The market is growing by over 5% a year with fruit and vegetables the most imported food.
It is estimated that the rise in food consumption in the GCC countries between 2012 and 2017 will be around 3.1% a year, reaching 49.1 million metric tons of food by the end of 2017, with Saudi Arabia accounting for 60% of total consumption in the region. This growth is attributed to rapid population growth in these countries, as well as tourists. In addition to an increase in income levels in the region, it is predicted that food consumption per capita will grow from 971.2 kg in 2015 to 983 kg in 2017.
Fresh fruit and vegetables: the most imported food products
The food and beverages sector recorded an increase of 2.1%, with imports into Saudi Arabia coming from 40 countries around the world, mainly with fruit and vegetables. The local consumer market for these is worth US$ 6 billion a year, the main sources being: Chile, the Philippines, South Africa, India, Pakistan, France, the United States, China, Egypt and Italy, among others. More than 200 varieties of fruit are sold in local markets, 40% of which are bananas, apples and oranges. It is estimated that the annual growth of this market is 5%. The market size of Saudi Arabia, which represents European fruit consumption of more than 50 thousand tons, is valued at US$ 133 million. The Jeddah fresh market is the second largest in the region after the Saudi capital, Riyadh, with a size of 3,000 tons, made up of 2,000 t of vegetables and 1,000 t of fruit that arrives daily from the central market. The price of fruit in Saudi Arabia is the cheapest in the world.
Major investment in hypermarkets: the strategy to attract consumers
Retail stores have invested about US$ 40 billion in hypermarkets over the past 3 years. It is estimated that in future, after they become the choice for consumers again, this will not exceed US$ 21 billion. The percentage of consumers grew by 30%, as did their desire to buy their monthly needs in these shops, although there is still a segment of the population who prefer to buy in supermarkets, mini-markets and small grocery stores. The total number of retail stores in all regions of the kingdom comes to 600, while the number of hypermarkets is 70 and most are concentrated in large cities. Certain products such as fresh fruit and vegetables require special attention from the hyper- and supermarkets’ management. The leading chain in Saudi Arabia is Panda with more than 30 years in the market. They have 400 shops in 40 cities, covering the entire territory of the kingdom. Next comes Othaim, Danube, Bin-Dawood, Tamimi, Manuel, Al Raya, Farm and Carrefour.
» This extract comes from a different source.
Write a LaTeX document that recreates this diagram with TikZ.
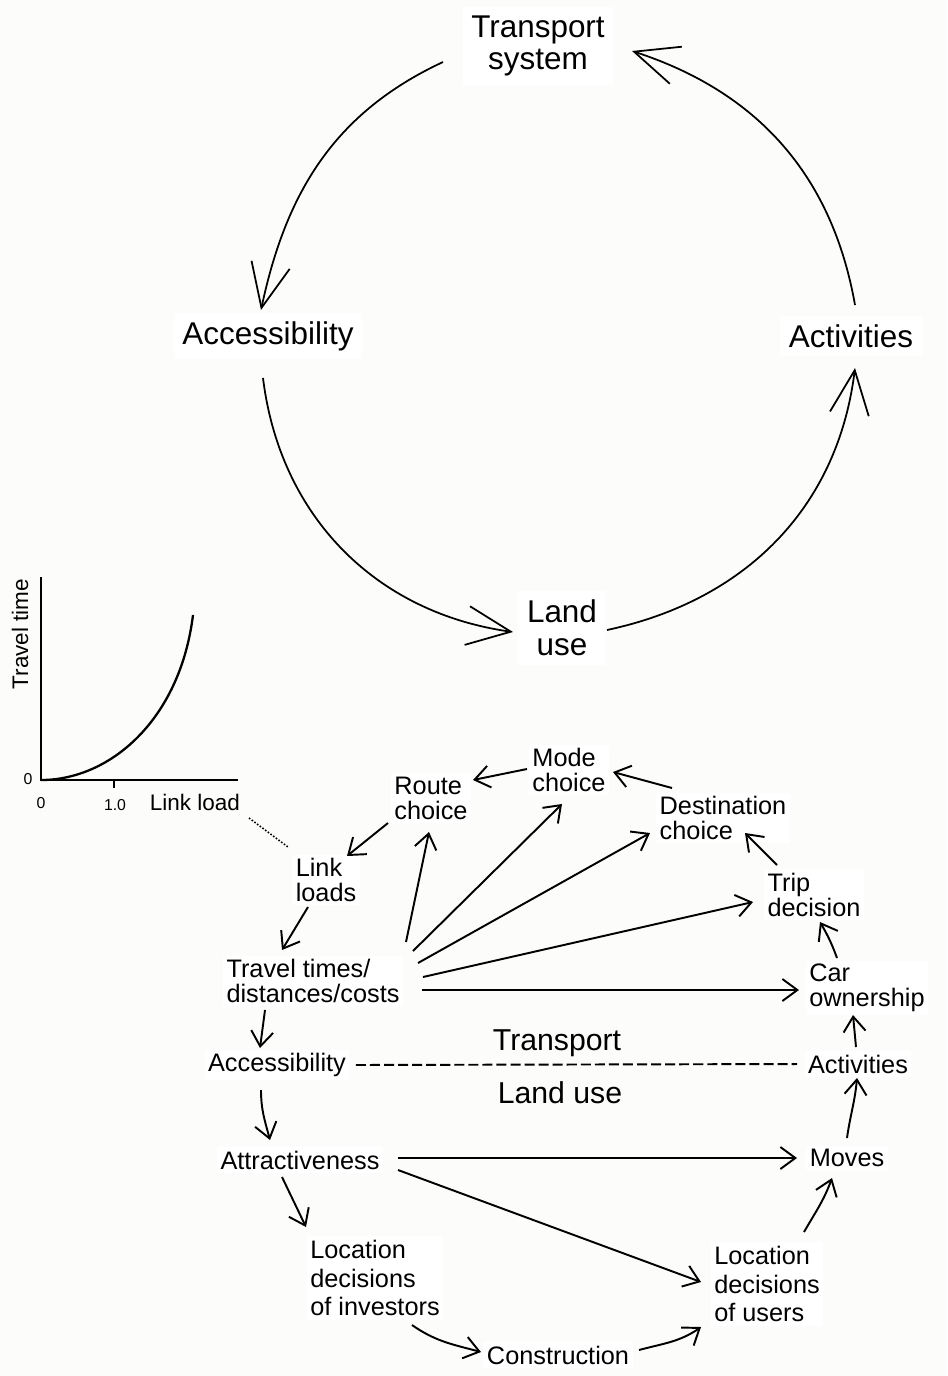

Dammam, Jeddah and Jizan are the main ports
King Abdul Aziz Port is the largest port in the Arabian Gulf. Located in the middle of the eastern coast in Dammam, it is the main point of entry for foreign goods to the eastern and central region of the kingdom. Jeddah Islamic Port is characteristic for its geographical location on the Red Sea coast between the most important ports on the commercial sea routes. It has gained historic significance as the main entrance to the two holy cities of Mecca and Medina, being the largest in the kingdom, and handling more than 65% of the volume of goods entering Saudi Arabia. The port provides handling services for all types of loads by means of highly specialised terminals. Ideally located on the south coast of the Red Sea, Jizan Port is close to the main east-west routes for Europe, the Far East and the Arabian Gulf. It is a modern, well-equipped deep water port with a highly trained workforce. Finally, other locations are the King Fahd Industrial Port in Jubail and King Fahd Port in Yanbu.
About the Kingdom of Saudi Arabia
Located in the far southwest of Asia, it is surrounded by the Persian Gulf, the UAE and Qatar to the east; the Red Sea to the west; Kuwait, Iraq and Jordan to the north; and Oman to the south. Occupying about 4/5 of the Arabian Peninsula, it has a total area of about 2 million km2. Its population is about 30 million people and its GDP grew by 6.81% until 2012, with the per capita GDP standing at US$ 25,000 at current prices. The cost of living in January 2015 was 2.2% higher than the same month in 2014.